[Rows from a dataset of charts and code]
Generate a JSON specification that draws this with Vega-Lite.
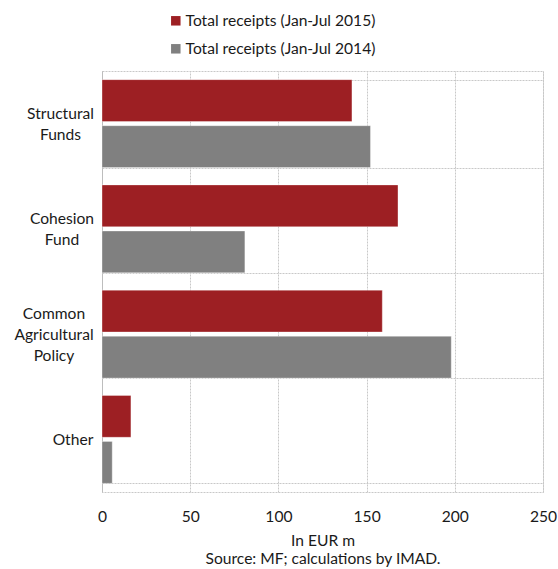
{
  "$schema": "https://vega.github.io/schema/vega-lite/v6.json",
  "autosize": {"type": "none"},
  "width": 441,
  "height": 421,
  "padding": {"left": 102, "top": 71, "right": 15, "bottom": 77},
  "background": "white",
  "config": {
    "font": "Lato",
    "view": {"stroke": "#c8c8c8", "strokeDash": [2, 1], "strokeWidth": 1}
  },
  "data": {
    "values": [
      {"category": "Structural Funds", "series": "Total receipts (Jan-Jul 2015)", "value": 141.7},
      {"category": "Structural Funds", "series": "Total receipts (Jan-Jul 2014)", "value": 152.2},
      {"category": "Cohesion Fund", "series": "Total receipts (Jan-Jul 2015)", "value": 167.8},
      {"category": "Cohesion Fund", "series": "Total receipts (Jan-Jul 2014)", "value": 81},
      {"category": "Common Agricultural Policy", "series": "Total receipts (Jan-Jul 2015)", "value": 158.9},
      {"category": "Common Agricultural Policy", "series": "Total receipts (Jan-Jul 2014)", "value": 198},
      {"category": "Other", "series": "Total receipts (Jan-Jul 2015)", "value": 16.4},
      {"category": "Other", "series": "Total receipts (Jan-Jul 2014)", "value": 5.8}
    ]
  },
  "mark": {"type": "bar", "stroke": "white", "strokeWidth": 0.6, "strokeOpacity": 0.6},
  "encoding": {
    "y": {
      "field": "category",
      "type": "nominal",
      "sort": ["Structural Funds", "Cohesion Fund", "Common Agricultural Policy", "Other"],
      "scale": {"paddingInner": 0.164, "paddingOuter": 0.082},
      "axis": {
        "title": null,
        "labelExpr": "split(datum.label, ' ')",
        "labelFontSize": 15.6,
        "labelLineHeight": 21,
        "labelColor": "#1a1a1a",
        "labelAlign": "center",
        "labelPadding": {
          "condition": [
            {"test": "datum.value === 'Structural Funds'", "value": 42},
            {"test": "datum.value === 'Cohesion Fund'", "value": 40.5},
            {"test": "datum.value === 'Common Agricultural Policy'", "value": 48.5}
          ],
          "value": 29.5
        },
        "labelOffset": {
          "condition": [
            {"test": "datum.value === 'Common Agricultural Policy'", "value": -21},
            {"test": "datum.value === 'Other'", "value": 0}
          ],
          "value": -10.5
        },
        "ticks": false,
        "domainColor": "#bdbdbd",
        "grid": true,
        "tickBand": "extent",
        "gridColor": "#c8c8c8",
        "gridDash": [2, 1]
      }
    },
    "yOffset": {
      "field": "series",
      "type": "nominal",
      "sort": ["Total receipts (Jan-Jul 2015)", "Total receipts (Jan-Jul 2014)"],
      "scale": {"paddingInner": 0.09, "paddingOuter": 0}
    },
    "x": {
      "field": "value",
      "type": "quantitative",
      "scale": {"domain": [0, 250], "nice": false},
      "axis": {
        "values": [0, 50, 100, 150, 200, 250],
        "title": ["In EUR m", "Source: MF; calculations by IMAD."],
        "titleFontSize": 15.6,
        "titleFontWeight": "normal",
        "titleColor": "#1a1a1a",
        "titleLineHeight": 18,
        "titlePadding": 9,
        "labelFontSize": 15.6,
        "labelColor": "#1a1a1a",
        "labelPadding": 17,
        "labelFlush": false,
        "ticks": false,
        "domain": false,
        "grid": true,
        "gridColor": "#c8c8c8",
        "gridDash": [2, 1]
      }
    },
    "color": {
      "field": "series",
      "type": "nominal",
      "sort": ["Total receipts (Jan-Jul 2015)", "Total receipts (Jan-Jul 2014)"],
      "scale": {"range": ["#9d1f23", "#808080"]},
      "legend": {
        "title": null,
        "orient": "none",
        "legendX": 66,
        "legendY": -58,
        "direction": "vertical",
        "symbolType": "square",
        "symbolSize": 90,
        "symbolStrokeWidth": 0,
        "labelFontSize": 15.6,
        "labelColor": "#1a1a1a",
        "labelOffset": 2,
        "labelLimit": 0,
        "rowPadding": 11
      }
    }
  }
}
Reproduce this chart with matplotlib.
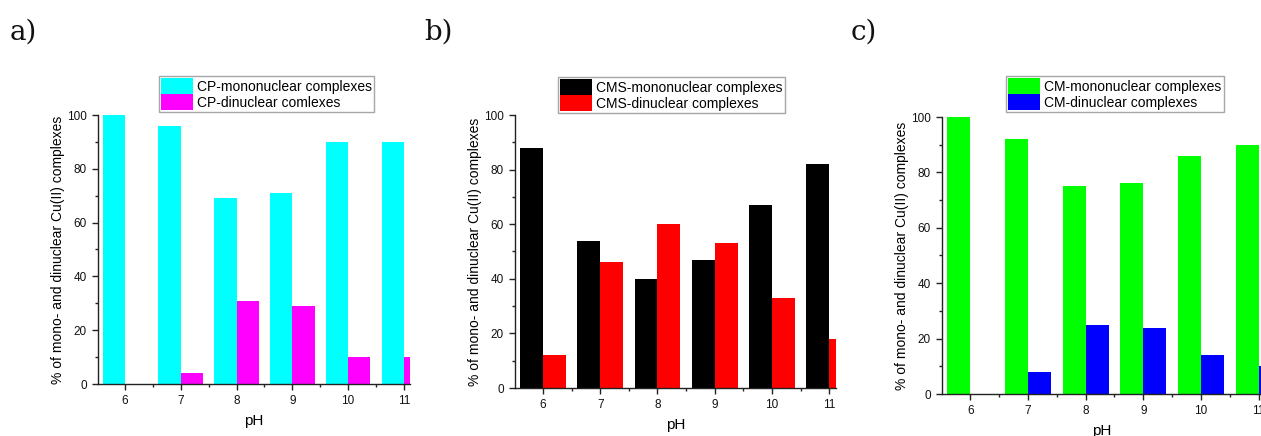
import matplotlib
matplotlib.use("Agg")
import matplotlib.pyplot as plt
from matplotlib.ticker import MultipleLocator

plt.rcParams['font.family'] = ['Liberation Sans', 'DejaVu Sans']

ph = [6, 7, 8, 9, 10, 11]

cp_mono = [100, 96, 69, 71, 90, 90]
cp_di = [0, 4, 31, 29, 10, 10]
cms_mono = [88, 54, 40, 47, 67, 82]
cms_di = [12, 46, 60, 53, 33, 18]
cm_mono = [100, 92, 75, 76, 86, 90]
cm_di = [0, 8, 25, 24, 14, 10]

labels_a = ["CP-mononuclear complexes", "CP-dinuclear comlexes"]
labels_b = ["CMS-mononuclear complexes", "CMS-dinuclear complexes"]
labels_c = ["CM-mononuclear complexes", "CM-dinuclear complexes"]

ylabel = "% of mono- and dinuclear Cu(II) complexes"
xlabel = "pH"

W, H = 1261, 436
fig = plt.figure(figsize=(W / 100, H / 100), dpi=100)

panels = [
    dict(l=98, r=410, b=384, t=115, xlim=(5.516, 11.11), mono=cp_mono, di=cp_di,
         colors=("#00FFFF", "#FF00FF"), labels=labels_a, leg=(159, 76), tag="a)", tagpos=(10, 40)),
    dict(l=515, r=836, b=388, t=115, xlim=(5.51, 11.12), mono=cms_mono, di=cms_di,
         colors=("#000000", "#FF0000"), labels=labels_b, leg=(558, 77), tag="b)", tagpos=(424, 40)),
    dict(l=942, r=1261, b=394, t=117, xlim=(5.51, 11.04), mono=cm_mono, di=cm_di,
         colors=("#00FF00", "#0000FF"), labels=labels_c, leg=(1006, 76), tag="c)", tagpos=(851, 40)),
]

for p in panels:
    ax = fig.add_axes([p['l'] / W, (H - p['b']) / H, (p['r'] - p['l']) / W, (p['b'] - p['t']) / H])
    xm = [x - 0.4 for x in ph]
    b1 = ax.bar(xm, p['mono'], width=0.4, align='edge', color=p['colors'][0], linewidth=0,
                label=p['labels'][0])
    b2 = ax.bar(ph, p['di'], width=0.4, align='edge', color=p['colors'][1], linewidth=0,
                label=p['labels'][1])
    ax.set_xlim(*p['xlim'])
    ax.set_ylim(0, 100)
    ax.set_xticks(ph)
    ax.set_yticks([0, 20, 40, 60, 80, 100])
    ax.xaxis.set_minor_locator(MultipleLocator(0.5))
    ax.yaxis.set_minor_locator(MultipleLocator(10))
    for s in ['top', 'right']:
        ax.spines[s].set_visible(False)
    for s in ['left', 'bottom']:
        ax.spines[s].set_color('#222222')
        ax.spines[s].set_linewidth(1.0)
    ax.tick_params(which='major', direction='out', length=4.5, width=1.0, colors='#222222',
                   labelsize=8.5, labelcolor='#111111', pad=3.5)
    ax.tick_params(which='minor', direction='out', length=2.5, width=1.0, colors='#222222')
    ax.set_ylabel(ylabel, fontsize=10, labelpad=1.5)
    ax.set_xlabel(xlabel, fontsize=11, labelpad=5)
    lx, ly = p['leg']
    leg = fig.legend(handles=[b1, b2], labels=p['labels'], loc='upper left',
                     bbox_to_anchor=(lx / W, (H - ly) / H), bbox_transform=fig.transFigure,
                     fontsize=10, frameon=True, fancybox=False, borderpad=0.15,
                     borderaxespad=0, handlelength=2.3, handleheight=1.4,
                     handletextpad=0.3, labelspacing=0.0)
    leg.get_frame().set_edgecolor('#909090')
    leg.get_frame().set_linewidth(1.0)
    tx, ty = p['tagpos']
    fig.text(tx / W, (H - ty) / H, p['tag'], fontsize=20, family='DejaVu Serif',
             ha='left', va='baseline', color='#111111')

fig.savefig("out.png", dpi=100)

→ Stated goal
Repeat the full listing above exactly, with no pictures in the copy.

→ Solution to this exercise
Generate a JSON specification that draws this with Vega-Lite.
{
  "$schema": "https://vega.github.io/schema/vega-lite/v6.json",
  "autosize": {"type": "none"},
  "width": 441,
  "height": 421,
  "padding": {"left": 102, "top": 71, "right": 15, "bottom": 77},
  "background": "white",
  "config": {
    "font": "Lato",
    "view": {"stroke": "#c8c8c8", "strokeDash": [2, 1], "strokeWidth": 1}
  },
  "data": {
    "values": [
      {"category": "Structural Funds", "series": "Total receipts (Jan-Jul 2015)", "value": 141.7},
      {"category": "Structural Funds", "series": "Total receipts (Jan-Jul 2014)", "value": 152.2},
      {"category": "Cohesion Fund", "series": "Total receipts (Jan-Jul 2015)", "value": 167.8},
      {"category": "Cohesion Fund", "series": "Total receipts (Jan-Jul 2014)", "value": 81},
      {"category": "Common Agricultural Policy", "series": "Total receipts (Jan-Jul 2015)", "value": 158.9},
      {"category": "Common Agricultural Policy", "series": "Total receipts (Jan-Jul 2014)", "value": 198},
      {"category": "Other", "series": "Total receipts (Jan-Jul 2015)", "value": 16.4},
      {"category": "Other", "series": "Total receipts (Jan-Jul 2014)", "value": 5.8}
    ]
  },
  "mark": {"type": "bar", "stroke": "white", "strokeWidth": 0.6, "strokeOpacity": 0.6},
  "encoding": {
    "y": {
      "field": "category",
      "type": "nominal",
      "sort": ["Structural Funds", "Cohesion Fund", "Common Agricultural Policy", "Other"],
      "scale": {"paddingInner": 0.164, "paddingOuter": 0.082},
      "axis": {
        "title": null,
        "labelExpr": "split(datum.label, ' ')",
        "labelFontSize": 15.6,
        "labelLineHeight": 21,
        "labelColor": "#1a1a1a",
        "labelAlign": "center",
        "labelPadding": {
          "condition": [
            {"test": "datum.value === 'Structural Funds'", "value": 42},
            {"test": "datum.value === 'Cohesion Fund'", "value": 40.5},
            {"test": "datum.value === 'Common Agricultural Policy'", "value": 48.5}
          ],
          "value": 29.5
        },
        "labelOffset": {
          "condition": [
            {"test": "datum.value === 'Common Agricultural Policy'", "value": -21},
            {"test": "datum.value === 'Other'", "value": 0}
          ],
          "value": -10.5
        },
        "ticks": false,
        "domainColor": "#bdbdbd",
        "grid": true,
        "tickBand": "extent",
        "gridColor": "#c8c8c8",
        "gridDash": [2, 1]
      }
    },
    "yOffset": {
      "field": "series",
      "type": "nominal",
      "sort": ["Total receipts (Jan-Jul 2015)", "Total receipts (Jan-Jul 2014)"],
      "scale": {"paddingInner": 0.09, "paddingOuter": 0}
    },
    "x": {
      "field": "value",
      "type": "quantitative",
      "scale": {"domain": [0, 250], "nice": false},
      "axis": {
        "values": [0, 50, 100, 150, 200, 250],
        "title": ["In EUR m", "Source: MF; calculations by IMAD."],
        "titleFontSize": 15.6,
        "titleFontWeight": "normal",
        "titleColor": "#1a1a1a",
        "titleLineHeight": 18,
        "titlePadding": 9,
        "labelFontSize": 15.6,
        "labelColor": "#1a1a1a",
        "labelPadding": 17,
        "labelFlush": false,
        "ticks": false,
        "domain": false,
        "grid": true,
        "gridColor": "#c8c8c8",
        "gridDash": [2, 1]
      }
    },
    "color": {
      "field": "series",
      "type": "nominal",
      "sort": ["Total receipts (Jan-Jul 2015)", "Total receipts (Jan-Jul 2014)"],
      "scale": {"range": ["#9d1f23", "#808080"]},
      "legend": {
        "title": null,
        "orient": "none",
        "legendX": 66,
        "legendY": -58,
        "direction": "vertical",
        "symbolType": "square",
        "symbolSize": 90,
        "symbolStrokeWidth": 0,
        "labelFontSize": 15.6,
        "labelColor": "#1a1a1a",
        "labelOffset": 2,
        "labelLimit": 0,
        "rowPadding": 11
      }
    }
  }
}
Reproduce this chart with matplotlib.
import matplotlib
matplotlib.use("Agg")
import matplotlib.pyplot as plt
from matplotlib.ticker import MultipleLocator

plt.rcParams['font.family'] = ['Liberation Sans', 'DejaVu Sans']

ph = [6, 7, 8, 9, 10, 11]

cp_mono = [100, 96, 69, 71, 90, 90]
cp_di = [0, 4, 31, 29, 10, 10]
cms_mono = [88, 54, 40, 47, 67, 82]
cms_di = [12, 46, 60, 53, 33, 18]
cm_mono = [100, 92, 75, 76, 86, 90]
cm_di = [0, 8, 25, 24, 14, 10]

labels_a = ["CP-mononuclear complexes", "CP-dinuclear comlexes"]
labels_b = ["CMS-mononuclear complexes", "CMS-dinuclear complexes"]
labels_c = ["CM-mononuclear complexes", "CM-dinuclear complexes"]

ylabel = "% of mono- and dinuclear Cu(II) complexes"
xlabel = "pH"

W, H = 1261, 436
fig = plt.figure(figsize=(W / 100, H / 100), dpi=100)

panels = [
    dict(l=98, r=410, b=384, t=115, xlim=(5.516, 11.11), mono=cp_mono, di=cp_di,
         colors=("#00FFFF", "#FF00FF"), labels=labels_a, leg=(159, 76), tag="a)", tagpos=(10, 40)),
    dict(l=515, r=836, b=388, t=115, xlim=(5.51, 11.12), mono=cms_mono, di=cms_di,
         colors=("#000000", "#FF0000"), labels=labels_b, leg=(558, 77), tag="b)", tagpos=(424, 40)),
    dict(l=942, r=1261, b=394, t=117, xlim=(5.51, 11.04), mono=cm_mono, di=cm_di,
         colors=("#00FF00", "#0000FF"), labels=labels_c, leg=(1006, 76), tag="c)", tagpos=(851, 40)),
]

for p in panels:
    ax = fig.add_axes([p['l'] / W, (H - p['b']) / H, (p['r'] - p['l']) / W, (p['b'] - p['t']) / H])
    xm = [x - 0.4 for x in ph]
    b1 = ax.bar(xm, p['mono'], width=0.4, align='edge', color=p['colors'][0], linewidth=0,
                label=p['labels'][0])
    b2 = ax.bar(ph, p['di'], width=0.4, align='edge', color=p['colors'][1], linewidth=0,
                label=p['labels'][1])
    ax.set_xlim(*p['xlim'])
    ax.set_ylim(0, 100)
    ax.set_xticks(ph)
    ax.set_yticks([0, 20, 40, 60, 80, 100])
    ax.xaxis.set_minor_locator(MultipleLocator(0.5))
    ax.yaxis.set_minor_locator(MultipleLocator(10))
    for s in ['top', 'right']:
        ax.spines[s].set_visible(False)
    for s in ['left', 'bottom']:
        ax.spines[s].set_color('#222222')
        ax.spines[s].set_linewidth(1.0)
    ax.tick_params(which='major', direction='out', length=4.5, width=1.0, colors='#222222',
                   labelsize=8.5, labelcolor='#111111', pad=3.5)
    ax.tick_params(which='minor', direction='out', length=2.5, width=1.0, colors='#222222')
    ax.set_ylabel(ylabel, fontsize=10, labelpad=1.5)
    ax.set_xlabel(xlabel, fontsize=11, labelpad=5)
    lx, ly = p['leg']
    leg = fig.legend(handles=[b1, b2], labels=p['labels'], loc='upper left',
                     bbox_to_anchor=(lx / W, (H - ly) / H), bbox_transform=fig.transFigure,
                     fontsize=10, frameon=True, fancybox=False, borderpad=0.15,
                     borderaxespad=0, handlelength=2.3, handleheight=1.4,
                     handletextpad=0.3, labelspacing=0.0)
    leg.get_frame().set_edgecolor('#909090')
    leg.get_frame().set_linewidth(1.0)
    tx, ty = p['tagpos']
    fig.text(tx / W, (H - ty) / H, p['tag'], fontsize=20, family='DejaVu Serif',
             ha='left', va='baseline', color='#111111')

fig.savefig("out.png", dpi=100)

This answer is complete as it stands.